The offline DSP processing is required at the transmitter and receiver sides. The DSP processing at the OFDM transmitter are shown in Fig. 3(a), which is the same as the conventional DFTS OFDM signal generation. The offline DSP processing steps at the OFDM receiver shown in Fig. 3(b) are based on 6 × 6 MIMO OFDM signal processing [ 16]. In contrast to previous approaches of using long-memory finite impulse response (FIR) filters for single-carrier system, the use of MIMO-OFDM has the advantage of simplicity in both channel estimation and equalization using one-tap equalizer. The training symbols (TSs) are designed based on conventional dual-polarization interleave TS scheme [ 17]. In the present experiment, six TSs are designed as one group, of which only the first time slot in the group is filled with 1 TS and the remaining five are empty.
Results and discussion
We first conducted BER versus OSNR performance measurement for PDM-DFTS-OFDM-32QAM signals at 1562.538 nm, which is shown in Fig. 4. The required OSNR for BER of 2 × 10−2 is 17.8 dB for 59.375 Gb/s (8.15625 GHz channel) PDM-DFTS-OFDM-32QAM signal in all three modes.
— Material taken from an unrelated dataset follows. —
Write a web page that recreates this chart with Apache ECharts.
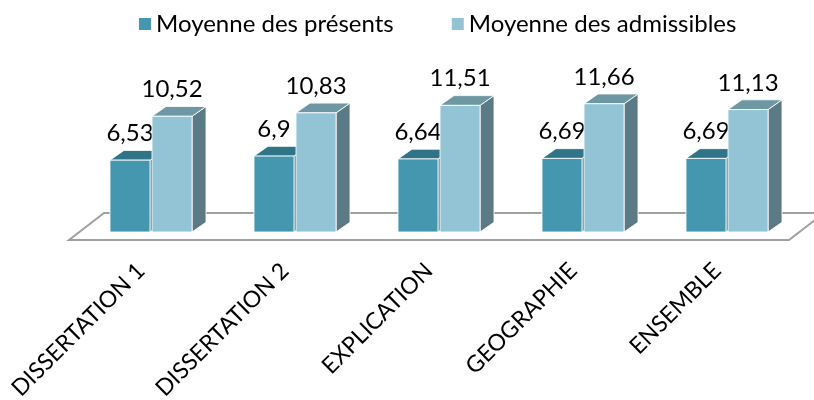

We then performed the BER measurement for all 375 channels in three modes after 1 km FMF transmission; the result is shown in Fig. 5. All the tested BERs are under 20% FEC threshold (2.0 × 10−2). The constellations of the recovered signal of the three modes with two polarizations are also shown in the insets of Fig. 5.
Conclusion
In this experiment, we successfully demonstrated a 200 Tb/s (375 × 3 × 178.125 Gb/s) PDM-DFTS-OFDM-32QAM transmission over 1 km FMF at 25 GHz channel spacing. All the measured BERs are below 20% FEC threshold when the 6 × 6 MIMO-OFDM DSP technique is applied. The SE within each 25 GHz channel is as high as 21.375 bits/Hz.